Evenson argues in the alternative that even if it did not obtain the undersheriff'S report until after suit was filed, the independent third-party report did show that Aranda owned the horse. It therefore asserts that no sanctions can be imposed. This is incorrect. One must certify reasonable investigation and factual basis when the suit is filed, not later. See Reyna v. General Group of Companies, 15 Kan. App. 2d 591, 599, 814 P.2d 961, rev. denied 248 Kan. 996 (1991) (court must address whether a reasonable basis in fact for the claim existed at the time it was made).
To be clear, this court's opinion is not prohibiting a plaintiff or its counsel from relying upon a law enforcement report as a basis for filing a lawsuit. We simply need not address that issue in the present case because we affirm the district court's finding that the report was not in Evenson's possession before suit was filed; hence, it could not have been relied upon.
In short, we hold that substantial competent evidence supports the district court's findings that Evenson conducted no presuit investigation; that Evenson did not obtain the undersheriff's accident report before filing suit (and therefore could not have relied upon it); and that Evenson's insurance company received Aranda's letter of December 3, 1999, denying liability.
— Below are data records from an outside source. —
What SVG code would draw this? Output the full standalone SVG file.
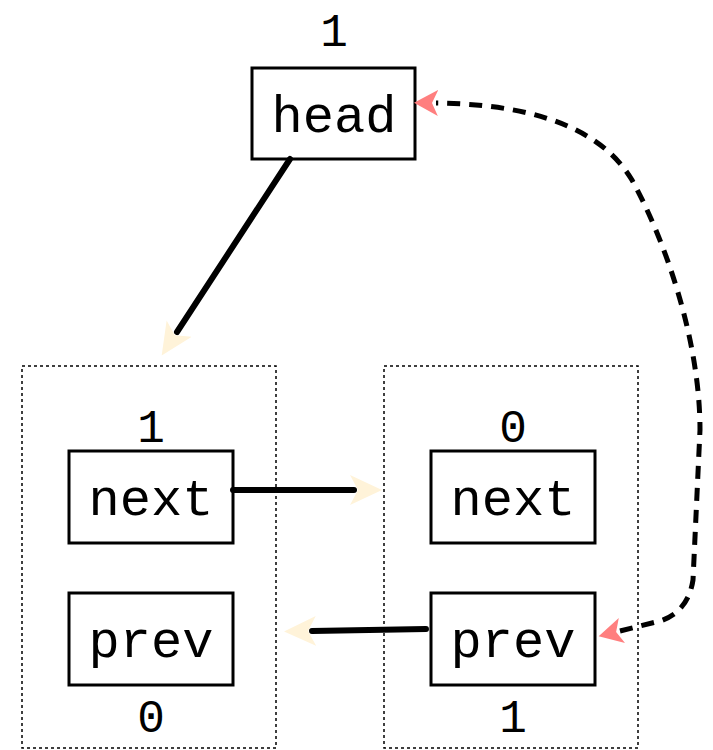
<svg xmlns="http://www.w3.org/2000/svg" width="713" height="750" viewBox="0 0 713 750">
<style>
.box{fill:#fff;stroke:#000;stroke-width:3}
.cont{fill:none;stroke:#000;stroke-width:1.5;stroke-dasharray:3,3}
.t{font-family:"Liberation Mono","Courier New",monospace;font-size:52px;fill:#000;text-anchor:middle}
.n{font-family:"Liberation Mono","Courier New",monospace;font-size:46px;fill:#000;text-anchor:middle}
.c{fill:none;stroke:#000;stroke-width:6;stroke-linecap:round}
.d{fill:none;stroke:#000;stroke-width:5;stroke-dasharray:13,9}
</style>
<defs>
<marker id="cream" markerUnits="userSpaceOnUse" markerWidth="40" markerHeight="40" refX="4" refY="20" orient="auto" viewBox="0 0 40 40">
<path d="M32,20 L0,5 L8,20 L0,35 Z" fill="#fff3d9"/>
</marker>
<marker id="red" markerUnits="userSpaceOnUse" markerWidth="30" markerHeight="30" refX="2" refY="15" orient="auto-start-reverse" viewBox="0 0 30 30">
<path d="M24,15 L0,2 L6,15 L0,28 Z" fill="#ff7f7f"/>
</marker>
</defs>
<g id="containers">
<rect id="node1" class="cont" x="22" y="366" width="254" height="382"/>
<rect id="node2" class="cont" x="384" y="366" width="254" height="382"/>
</g>
<g id="head">
<rect class="box" x="252" y="68" width="163" height="91"/>
<text class="t" x="334" y="132">head</text>
<text class="n" x="334" y="46">1</text>
</g>
<g id="next1">
<rect class="box" x="69" y="451" width="164" height="92"/>
<text class="t" x="151" y="515">next</text>
<text class="n" x="151" y="442">1</text>
</g>
<g id="prev1">
<rect class="box" x="69" y="593" width="164" height="92"/>
<text class="t" x="151" y="657">prev</text>
<text class="n" x="151" y="732">0</text>
</g>
<g id="next2">
<rect class="box" x="431" y="451" width="164" height="92"/>
<text class="t" x="513" y="515">next</text>
<text class="n" x="513" y="442">0</text>
</g>
<g id="prev2">
<rect class="box" x="431" y="593" width="164" height="92"/>
<text class="t" x="513" y="657">prev</text>
<text class="n" x="513" y="732">1</text>
</g>
<g id="connectors">
<path class="c" d="M290,159 L177,332" marker-end="url(#cream)"/>
<path class="c" d="M233,490 L354,490" marker-end="url(#cream)"/>
<path class="c" d="M426,629 L312,631" marker-end="url(#cream)"/>
<path class="d" d="M620,631 L660,621 Q688,612 693,580 L700,430 C700,340 665,240 632,180 C595,118 510,104 436,103" marker-start="url(#red)" marker-end="url(#red)"/>
</g>
</svg>
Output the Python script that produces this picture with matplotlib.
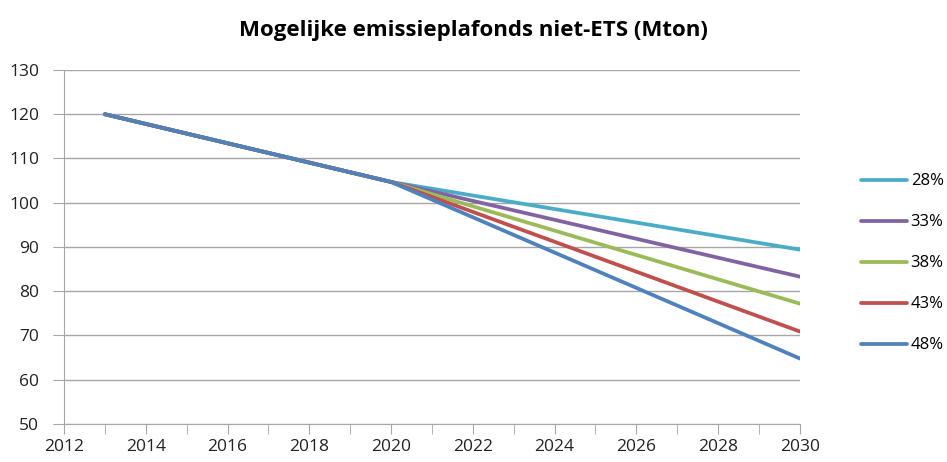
import matplotlib.pyplot as plt

# Data (Mton)
years = [2013, 2020, 2030]
labels = ['28%', '33%', '38%', '43%', '48%']
values = {
    '28%': [120.0, 104.7, 89.4],
    '33%': [120.0, 104.7, 83.3],
    '38%': [120.0, 104.7, 77.2],
    '43%': [120.0, 104.7, 70.9],
    '48%': [120.0, 104.7, 64.8],
}
colors = ['#4BACC6', '#8064A2', '#9BBB59', '#C0504D', '#4F81BD']

plt.rcParams['font.family'] = ['Open Sans', 'DejaVu Sans']

fig = plt.figure(figsize=(9.47, 4.62), dpi=100)
ax = fig.add_axes([0.0676, 0.0823, 0.777, 0.7662])

for lab, col in zip(labels, colors):
    ax.plot(years, values[lab], color=col, linewidth=2.7, label=lab,
            solid_capstyle='round')

ax.set_xlim(2012, 2030)
ax.set_ylim(50, 130)
ax.set_xticks(range(2012, 2031, 2))
ax.set_xticks(range(2012, 2031, 1), minor=True)
ax.set_yticks(range(50, 131, 10))
ax.grid(axis='y', color='#A6A6A6', linewidth=1)
ax.set_axisbelow(True)

for s in ['top', 'right']:
    ax.spines[s].set_visible(False)
for s in ['left', 'bottom']:
    ax.spines[s].set_color('#A6A6A6')

ax.tick_params(axis='both', which='both', color='#A6A6A6', labelsize=12.5,
               labelcolor='#222222')
ax.tick_params(axis='x', which='major', length=7, pad=4)
ax.tick_params(axis='x', which='minor', length=7)
ax.tick_params(axis='y', length=8, pad=10)

fig.text(0.5, 0.935, 'Mogelijke emissieplafonds niet-ETS (Mton)',
         ha='center', va='center', fontsize=16, fontweight='bold')

fig.legend(loc='center left', bbox_to_anchor=(0.9, 0.43), frameon=False,
           borderpad=0, handlelength=2.8, handletextpad=0.2,
           labelspacing=1.5, fontsize=12)

fig.savefig('out.png', dpi=100)
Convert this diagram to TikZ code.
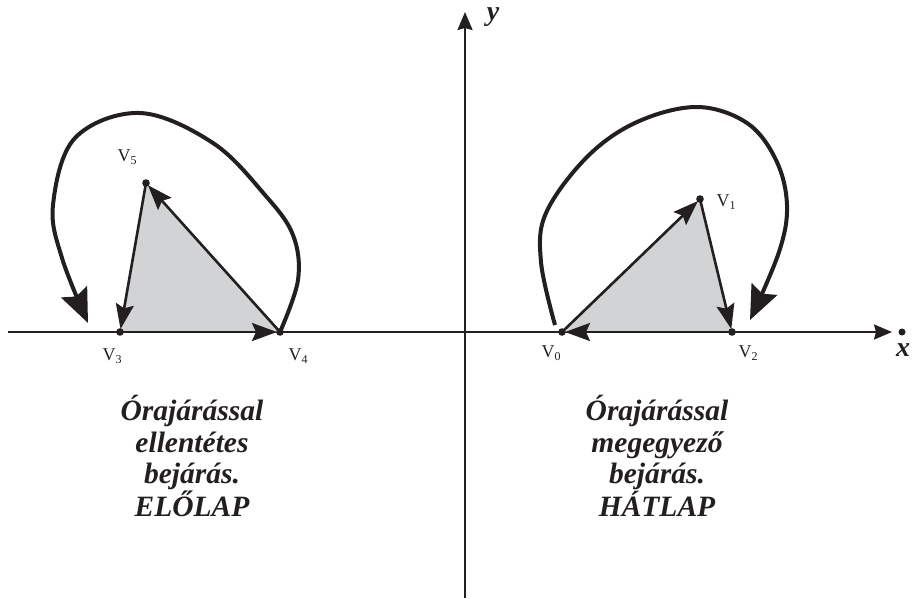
\documentclass[tikz,border=0pt]{standalone}
\usepackage{fontspec}
\setmainfont{Liberation Serif}
\usetikzlibrary{arrows.meta}
\definecolor{ink}{HTML}{231F20}
\definecolor{facegray}{HTML}{D1D3D4}
\tikzset{
  axisline/.style={draw=ink, line width=2pt, -{Stealth[length=18pt,width=15pt,inset=2pt]}},
  edgearrow/.style={draw=ink, line width=2.6pt, shorten >=3pt, -{Stealth[length=25pt,width=18pt,inset=4pt]}},
  bigcurve/.style={draw=ink, line width=4pt, -{Stealth[length=34pt,width=28pt,inset=5pt]}},
  vlabel/.style={font=\fontsize{18}{20}\selectfont, inner sep=0pt, text=ink},
  axlabel/.style={font=\fontsize{28}{30}\selectfont\bfseries\itshape, inner sep=0pt, text=ink},
  desc/.style={font=\fontsize{29.5}{31.5}\selectfont\bfseries\itshape, align=center, inner sep=0pt, text=ink},
  face/.style={fill=facegray, draw=none},
  vdot/.style={fill=ink}
}
\newcommand{\vsub}[1]{V\raisebox{-0.35ex}{\fontsize{12}{12}\selectfont #1}}
\begin{document}
\begin{tikzpicture}[x=1pt,y=-1pt]
\useasboundingbox (0,0) rectangle (912,598);
% axes
\coordinate (xs) at (8,332);
\coordinate (xe) at (892,332);
\coordinate (ys) at (465,598);
\coordinate (ye) at (465,12);
\draw[axisline] (xs) -- (xe);
\draw[axisline] (ys) -- (ye);
\node[circle, fill=ink, inner sep=0pt, minimum size=7pt] (xdot) at (902,332) {};
\node[axlabel] (xl) at (903,350) {x};
\node[axlabel] (yl) at (493,17) {y};
% left triangle
\coordinate (v3) at (120,332);
\coordinate (v4) at (280,332);
\coordinate (v5) at (146,183);
\fill[face] (v3) -- (v4) -- (v5) -- cycle;
\draw[edgearrow] (v3) -- (v4);
\draw[edgearrow] (v4) -- (v5);
\draw[edgearrow] (v5) -- (v3);
\foreach \p in {v3,v4,v5} \fill[vdot] (\p) circle (3.8);
% right triangle
\coordinate (v0) at (562,332);
\coordinate (v1) at (700,199);
\coordinate (v2) at (732,332);
\fill[face] (v0) -- (v1) -- (v2) -- cycle;
\draw[edgearrow] (v0) -- (v1);
\draw[edgearrow] (v1) -- (v2);
\draw[edgearrow] (v2) -- (v0);
\foreach \p in {v0,v1,v2} \fill[vdot] (\p) circle (3.8);
% vertex labels
\node[vlabel] (l5) at (127,157) {\vsub{5}};
\node[vlabel] (l3) at (112,356) {\vsub{3}};
\node[vlabel] (l4) at (298,356) {\vsub{4}};
\node[vlabel] (l1) at (726,202) {\vsub{1}};
\node[vlabel] (l0) at (551,353) {\vsub{0}};
\node[vlabel] (l2) at (748,353) {\vsub{2}};
% big curved arrows
\draw[bigcurve] plot[smooth, tension=0.6] coordinates {(v4) (298,280) (293,235) (265,195) (213,143) (140,113) (75,138) (53,205) (62,258) (88,323)};
\draw[bigcurve] plot[smooth, tension=0.6] coordinates {(555,325) (541,262) (546,213) (587,157) (637,122) (697,107) (747,123) (776,160) (787,205) (779,252) (750,320)};
% descriptions
\node[desc] (tl) at (192,456) {Órajárással\\ellentétes\\bejárás.\\ELŐLAP};
\node[desc] (tr) at (657,456) {Órajárással\\megegyező\\bejárás.\\HÁTLAP};
\end{tikzpicture}
\end{document}
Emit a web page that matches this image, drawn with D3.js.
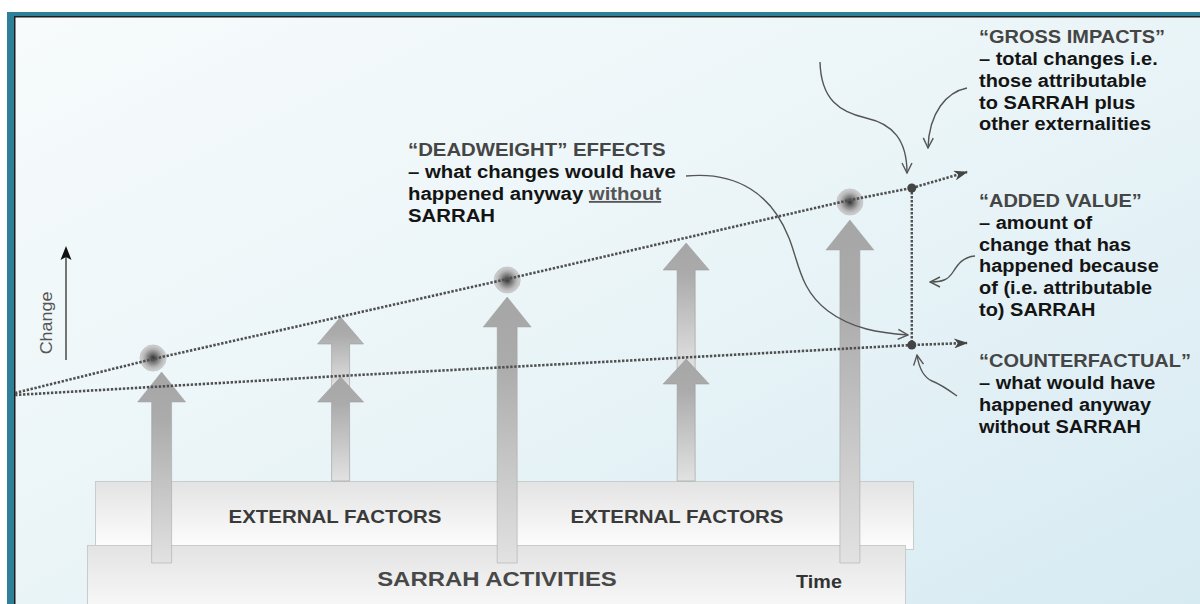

Accordingly, the elements for sanctions under K.S.A. 2004 Supp. 60-211 have been met.
Appellate attorney fees
On November 7, 2005, Aranda filed a motion seeking permission to file a motion for appellate attorney fees out of time. He acknowledged that his motion was due November 4, 2005, but his motion was "inadvertently not filed" until November 7. Evenson opposes the motion, arguing that under Rule 7.07(b) (2005 Kan. Ct. R. Annot. 56) the motion is untimely. The rule states in relevant part:
"Appellate courts may award attorney fees for services on appeal in any case in which the trial court had authority to award attorney fees.
. . . .
"The motion shall be filed with the clerk of the appellate courts no later than fifteen (15) days after oral argument."
The rule does not establish the standard for consideration of untimely motions. However, Rule 5.02 (2005 Kan. Ct. R. Annot. 33) generally concerns extensions of time and provides that "[n]o extension will be granted except on stated grounds reasonably indicating the necessity therefor." Cf. K.S.A. 60-206(b)(2) (upon motion made after the expiration of the specified period a judge may extend the time for "excusable neglect"). Lateness in filing simply because of inadvertence does not meet any standard of relief under these circumstances. The motion is denied.
The judgment of the district court is affirmed. The Court of Appeals is reversed.
REPORTER'S NOTE: Justice Tyler C. Lockett, Retired, was assigned to hear case No. 91,311 pursuant to the authority vested in the Supreme Court by K.S.A. 20-2616 to fill the vacancy on the court resulting from Justice Germon's death.